The Importance of Interfaith Networks in the United States and Latin America

By: Maria Soledad Catoggio

November 23, 2016

Sixth Annual President’s Challenge: Reflections on Interfaith Service in Higher Education

As a sociologist, I can discuss the historical role interfaith networks in higher education have had in the context of the United States' exchanges with Latin America. These interfaith networks helped to support transnational academic and activist networks.


One example is the case of Brady Tyson, who was a Texas native, a World War II veteran, a Methodist minister, and a four-year missionary to Brazil during the military dictatorship in the 1960s. Tyson was expelled from Brazil for his interreligious human rights activism. From 1967 to his retirement in 1994, Tyson served at the School of International Service at the American University. He was professor of international relations and specialized in Latin American studies. He played a key role in the formation of the North American Congress on Latin America, which was a convergence of professors and university students, Christian and Catholic movements, peace activists, retired Peace Corps volunteers, and Latin Americans residing in the United States.

These academic and religious networks have paved the way for the American youth activists who were working for civil rights, the anti-Vietnam struggle, and the processes of national liberation in Third World countries. Many Latin American exiles came through these academic and religious networks to teach human rights or Latin American studies in various American universities. This led to links of transnational activism.

At Georgetown University, Robert Drinan was a key figure who encouraged such links; he pushed the university to house Emilio Mignone, who became one of the key figures of the human rights movement in Argentina after being arrested by the dictatorship. Coexistence in the Middle East is an academic program that teaches about Israel. The executive director of Coexistence is the son of Argentine exiles who came to Mexico. These networks help address different humanitarian issues, and Latin American exiles have served as such resources in many different university and interreligious networks around the world.

Unlike a single-faith community service model that gives a univocal religious sense to the activity of solidarity, an interreligious community service model democratizes community service for the existing religious plurality. An unintentional consequence is that it has a doubly secularizing effect. On the one hand, it gives an equal role to religions within the academic world. On the other hand, it facilitates the construction of a "religious culture" beyond particularisms. It provides a space for the articulation of heterogeneous demands in a common space of solidarity, allowing for the negotiation of differences and for the construction of small daily consensuses. Interreligious spaces are productive places to create global movements beyond class tensions, cultural, ethnic, and even national differences.

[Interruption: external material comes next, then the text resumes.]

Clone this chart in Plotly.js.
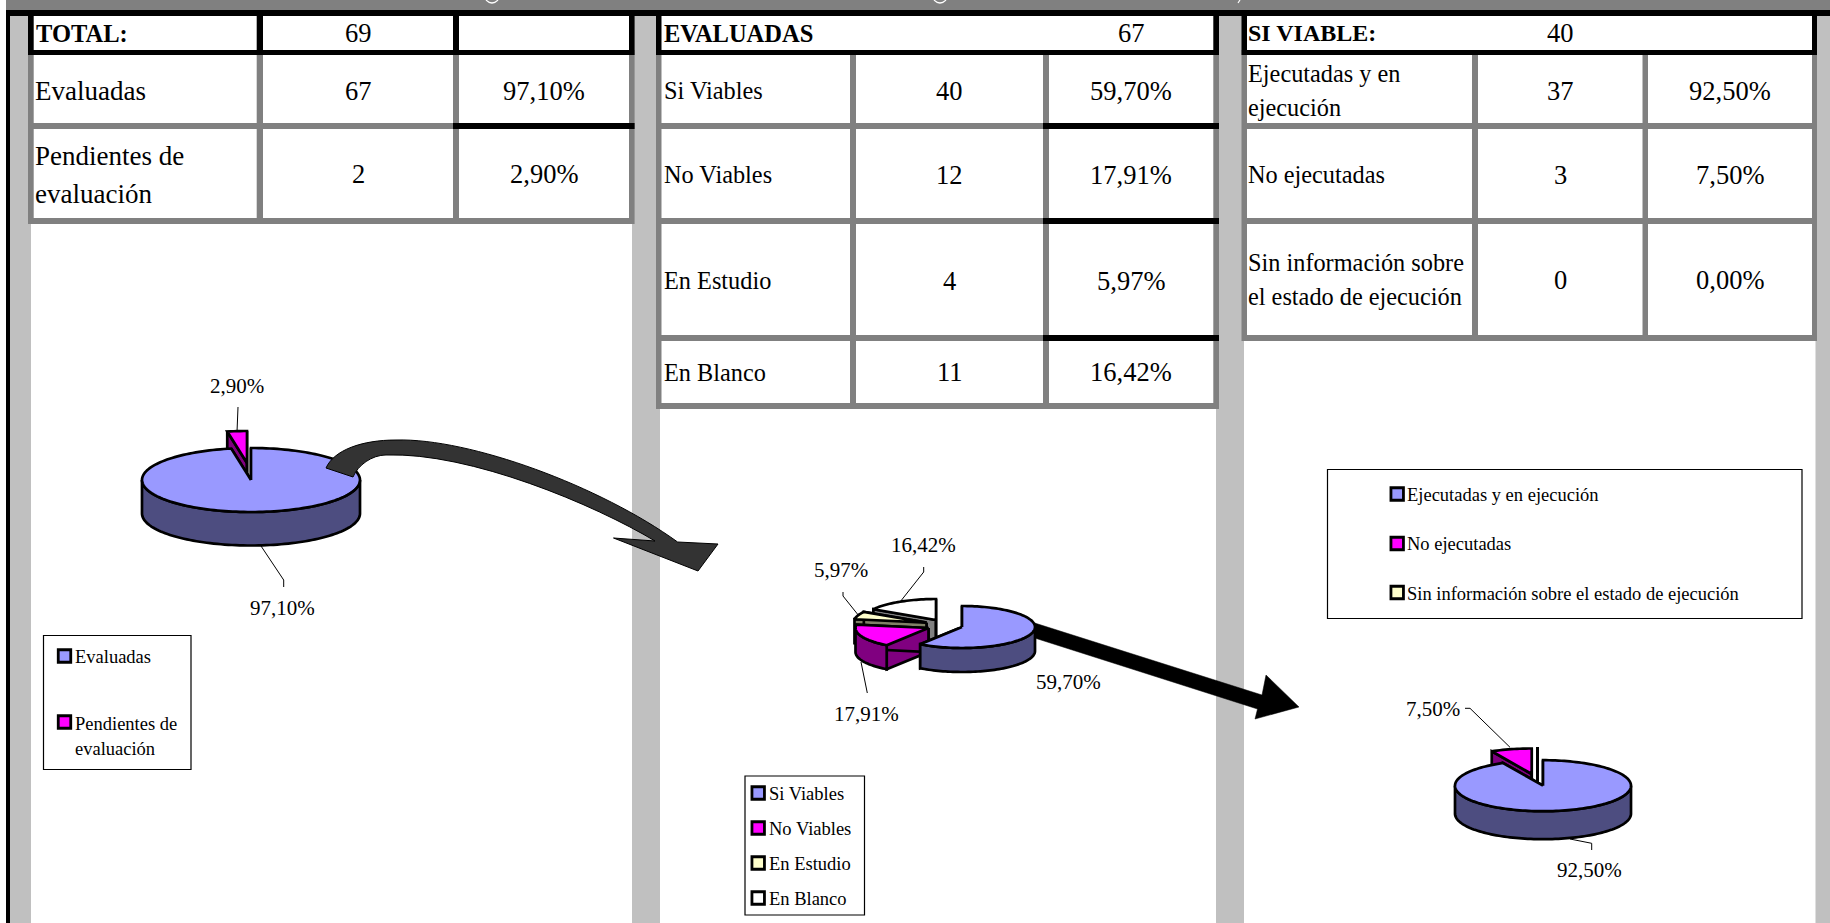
<!DOCTYPE html>
<html>
<head>
<meta charset="utf-8">
<script src="https://cdn.plot.ly/plotly-3.0.1.min.js"></script>
<style>html,body{margin:0;padding:0;background:#fff}#chart{width:1830px;height:923px}</style>
</head>
<body>
<div id="chart"></div>
<script>
// ---------- DATA ----------
const totalHeader = "TOTAL:";
const totalCount = 69;
const totalLabels = ["Evaluadas", "Pendientes de<br>evaluación"];
const totalCounts = [67, 2];
const totalPcts = [97.10, 2.90];
const totalLegend = ["Evaluadas", "Pendientes de<br>evaluación"];

const evalHeader = "EVALUADAS";
const evalCount = 67;
const evalLabels = ["Si Viables", "No Viables", "En Estudio", "En Blanco"];
const evalCounts = [40, 12, 4, 11];
const evalPcts = [59.70, 17.91, 5.97, 16.42];

const viableHeader = "SI VIABLE:";
const viableCount = 40;
const viableLabels = ["Ejecutadas y en<br>ejecución", "No ejecutadas", "Sin información sobre<br>el estado de ejecución"];
const viableCounts = [37, 3, 0];
const viablePcts = [92.50, 7.50, 0.00];
const viableLegend = ["Ejecutadas y en ejecución", "No ejecutadas", "Sin información sobre el estado de ejecución"];

const topColors = ["#9999ff", "#ff00ff", "#ffffcc", "#ffffff"];
const wallColors = ["#4d4d80", "#800080", "#808066", "#808080"];

// ---------- HELPERS ----------
const FONT = "'Liberation Serif','Times New Roman',serif";
const fmtPct = v => v.toFixed(2).replace(".", ",") + "%";
const shapes = [], annotations = [], traces = [];

function rect(x0, y0, x1, y1, fill, layer) {
  shapes.push({type:"rect", xref:"x", yref:"y", x0, y0, x1, y1, fillcolor:fill, line:{width:0}, layer:layer||"below"});
}
function text(x, y, s, size, anchor, bold) {
  annotations.push({x, y, xref:"x", yref:"y", text: bold ? "<b>"+s+"</b>" : s, showarrow:false,
    xanchor:anchor||"center", yanchor:"middle", borderpad:0,
    font:{family:FONT, size, color:"#000"}});
}
function leader(pts) {
  shapes.push({type:"path", xref:"x", yref:"y", layer:"above", line:{color:"#000", width:1},
    path:"M "+pts.map(p=>p.join(" ")).join(" L ")});
}
function poly(xy, fill) {
  traces.push({type:"scatter", mode:"lines", x:xy.map(p=>p[0]), y:xy.map(p=>p[1]),
    fill:"toself", fillcolor:fill, line:{color:"#000", width:2.7, simplify:false},
    hoverinfo:"skip", showlegend:false});
}

// one extruded pie slice, angles in degrees clockwise from 12 o'clock
function slice(g, apex, a0, a1, top, wall) {
  const pt = (d, drop) => { const r = d*Math.PI/180;
    return [apex[0] + g.rx*Math.sin(r), apex[1] - g.ry*Math.cos(r) + (drop||0)]; };
  const arc = (s, e, drop) => { const out = []; const n = Math.max(1, Math.ceil(Math.abs(e-s)/2));
    for (let i=0;i<=n;i++) out.push(pt(s+(e-s)*i/n, drop)); return out; };
  const base = [apex[0], apex[1]+g.depth];
  [a0, a1].forEach(a => {
    const xy = [apex, pt(a), pt(a, g.depth), base, apex];
    poly(xy, wall);
  });
  const fs = Math.max(a0, 90), fe = Math.min(a1, 270);
  if (fe > fs) {
    const xy = arc(fs, fe).concat(arc(fe, fs, g.depth));
    xy.push(xy[0]);
    poly(xy, wall);
  }
  const xy = [apex].concat(arc(a0, a1)); xy.push(apex);
  poly(xy, top);
}
function pie(g, pcts, drawOrder) {
  const starts = []; let acc = 0;
  pcts.forEach(p => { starts.push(acc); acc += p*3.6; });
  drawOrder.forEach(i => slice(g, g.apex[i], starts[i], starts[i]+pcts[i]*3.6, topColors[i], wallColors[i]));
}
function legendBox(x0, y0, x1, y1) {
  shapes.push({type:"rect", xref:"x", yref:"y", x0, y0, x1, y1, fillcolor:"#fff", line:{color:"#000", width:1.2}, layer:"below"});
}
function swatches(xs, ys, colors) {
  traces.push({type:"scatter", mode:"markers", x:ys.map(()=>xs), y:ys,
    marker:{symbol:"square", size:12.5, color:colors, line:{color:"#000", width:2.8}},
    hoverinfo:"skip", showlegend:false, cliponaxis:false});
}

// ---------- PAGE BACKGROUND ----------
rect(6, 0, 1830, 10, "#808080");
rect(6, 10, 1830, 16, "#000000");
rect(6, 16, 10, 923, "#000000");
[[10,31],[632,660],[1216,1244],[1815.5,1830]].forEach(p => rect(p[0], 16, p[1], 923, "#c0c0c0"));
// descender fragments of the cropped title
[[486,498],[934,946]].forEach(p => shapes.push({type:"path", xref:"x", yref:"y", layer:"below",
  line:{color:"#fff", width:1.2}, path:`M ${p[0]} 0 Q ${(p[0]+p[1])/2} 6 ${p[1]} 0`}));
shapes.push({type:"path", xref:"x", yref:"y", layer:"below", line:{color:"#fff", width:1.2}, path:"M 1240 0 L 1238 3"});

// ---------- TABLES ----------
function table(t) {
  const rowsEnd = t.rows[t.rows.length-1][1];
  rect(t.outer[0], 50, t.outer[1], rowsEnd + 6, "#808080");
  rect(t.outer[0], 16, t.outer[1], 55, "#000000");
  if (t.headerSplit) t.cols.forEach(c => rect(c[0], 16, c[1], 50, "#ffffff"));
  else rect(t.cols[0][0], 16, t.cols[2][1], 50, "#ffffff");
  t.rows.forEach(r => t.cols.forEach(c => rect(c[0], r[0], c[1], r[1], "#ffffff")));
  (t.blackSeps||[]).forEach(i => rect(t.cols[2][0]-6, t.rows[i][1], t.outer[1], t.rows[i+1][0], "#000000"));
  text(t.headX, 33, t.header, t.headSize, "left", true);
  text((t.cols[t.countCol][0]+t.cols[t.countCol][1])/2, 33, String(t.count), 26.5);
  t.labels.forEach((lab, i) => {
    const lines = lab.split("<br>");
    const mid = t.textY[i];
    lines.forEach((ln, k) => text(t.textX, mid + (k-(lines.length-1)/2)*t.lineGap, ln, t.labelSize, "left"));
    text((t.cols[1][0]+t.cols[1][1])/2, t.numY[i], String(t.counts[i]), 26.5);
    text((t.cols[2][0]+t.cols[2][1])/2, t.numY[i], fmtPct(t.pcts[i]), 26.5);
  });
}
table({header:totalHeader, count:totalCount, labels:totalLabels, counts:totalCounts, pcts:totalPcts,
  outer:[28,634.6], cols:[[33.7,256.7],[263,453],[459,629]], rows:[[55,123],[129,218]],
  headerSplit:true, blackSeps:[0], countCol:1, textX:33.8, headX:35.3, headSize:24.5, labelSize:27, lineGap:38,
  textY:[91,174.5], numY:[91,174.3]});
table({header:evalHeader, count:evalCount, labels:evalLabels, counts:evalCounts, pcts:evalPcts,
  outer:[656,1219], cols:[[661.5,850],[856,1043],[1049,1213.3]], rows:[[55,123],[129,218],[224,335],[341,403]],
  blackSeps:[0,1,2], countCol:2, textX:663.3, headX:663.3, headSize:24.5, labelSize:24.3, lineGap:35,
  textY:[90.5,174.5,280.5,372], numY:[90.5,174.5,280.5,372]});
table({header:viableHeader, count:viableCount, labels:viableLabels, counts:viableCounts, pcts:viablePcts,
  outer:[1241.5,1817], cols:[[1247,1472],[1478,1642.5],[1648,1812]], rows:[[55,123],[129,218],[224,335]],
  countCol:1, textX:1246.8, headX:1247.3, headSize:24, labelSize:24.3, lineGap:34,
  textY:[90,174.5,279.5], numY:[90.5,174.5,280]});

// ---------- PIES ----------
pie({rx:109, ry:32, depth:33.5, apex:[[251,480],[247,463]]}, totalPcts, [1,0]);
pie({rx:73, ry:21, depth:24, apex:[[962,627],[928.5,628],[926.5,622.7],[936,620]]}, evalPcts, [3,2,1,0]);
pie({rx:88, ry:25.5, depth:28, apex:[[1543,785.7],[1531.7,774],[1537.5,772.5]]}, viablePcts, [2,1,0]);

// value labels and leaders
text(236.7, 385.5, fmtPct(totalPcts[1]), 21);
text(282.5, 608, fmtPct(totalPcts[0]), 21);
leader([[238,407],[237,432]]);
leader([[261,546],[283.7,580],[283.7,587]]);

text(1068.6, 682, fmtPct(evalPcts[0]), 21);
text(866, 714, fmtPct(evalPcts[1]), 21);
text(841.3, 570, fmtPct(evalPcts[2]), 21);
text(923.2, 545, fmtPct(evalPcts[3]), 21);
leader([[923.7,567],[923.7,572],[900,602]]);
leader([[843,592],[843,596],[859,616]]);
leader([[867.3,693],[861,662]]);

text(1432.7, 709, fmtPct(viablePcts[1]), 21);
text(1589, 870, fmtPct(viablePcts[0]), 21);
leader([[1465,708.3],[1470,708.3],[1510,747.3]]);
leader([[1570,839],[1591.7,843.3],[1591.7,850]]);

// ---------- LEGENDS ----------
legendBox(43.5, 635.5, 191, 769.5);
swatches(64.5, [656,722], topColors.slice(0,2));
text(73.7, 657, "Evaluadas", 18.5, "left");
text(73.7, 724, totalLegend[1].split("<br>")[0], 18.5, "left");
text(73.7, 748.5, totalLegend[1].split("<br>")[1], 18.5, "left");

legendBox(745, 776, 864.5, 915);
swatches(758.2, [793,828,863,898], topColors);
evalLabels.forEach((l,i) => text(768.3, [793.5,828.5,863.5,898.5][i], l, 18.5, "left"));

legendBox(1327.5, 469.5, 1802, 618.5);
swatches(1397.2, [494,543.5,592.5], topColors.slice(0,3));
viableLegend.forEach((l,i) => text(1406.3, [495,544,594][i], l, 18.5, "left"));

// ---------- ARROWS ----------
shapes.push({type:"path", xref:"x", yref:"y", layer:"above", fillcolor:"#333333", line:{color:"#000", width:1},
  path:"M 326 468 C 334 450, 362 440, 396 440 C 470 438, 600 486, 677.6 542 "+
       "L 718 544 L 698 571 L 613.5 538 L 655 541 C 595 505, 470 452, 386 455 C 372 455, 358 465, 353 477 Z"});
shapes.push({type:"path", xref:"x", yref:"y", layer:"above", fillcolor:"#000", line:{color:"#000", width:0.5},
  path:"M 1034.7 623 L 1262 695 L 1266 675 L 1299 707 L 1255 719 L 1257.5 709 L 1034.7 638 Z"});

// ---------- RENDER ----------
Plotly.newPlot("chart", traces, {
  width:1830, height:923, autosize:false,
  margin:{l:0, r:0, t:0, b:0, pad:0},
  paper_bgcolor:"#ffffff", plot_bgcolor:"#ffffff",
  showlegend:false, hovermode:false,
  xaxis:{range:[0,1830], visible:false, fixedrange:true},
  yaxis:{range:[923,0], visible:false, fixedrange:true},
  shapes, annotations
}, {displayModeBar:false, staticPlot:true});
</script>
</body>
</html>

By encouraging these spaces, the government avoids privileging religions that have historically been involved with state politics, and it promotes a culture of religious pluralism beyond the existing plurality. This creates a national culture of solidarity. As with the Youth Parliaments of Peace and Solidarity in Argentina, when the government empowers civil society actors to foster a culture of peace, it gives them a secular role in democracy and a pathway to impact peace instead of war. Latin American governments’ promotion of transnational social justice networks and interreligious action by civil society actors is an effective mechanism to overcome the gap between producers and citizens and refugees, enabling forms of citizen inclusivity that pave the way for new forms of political membership.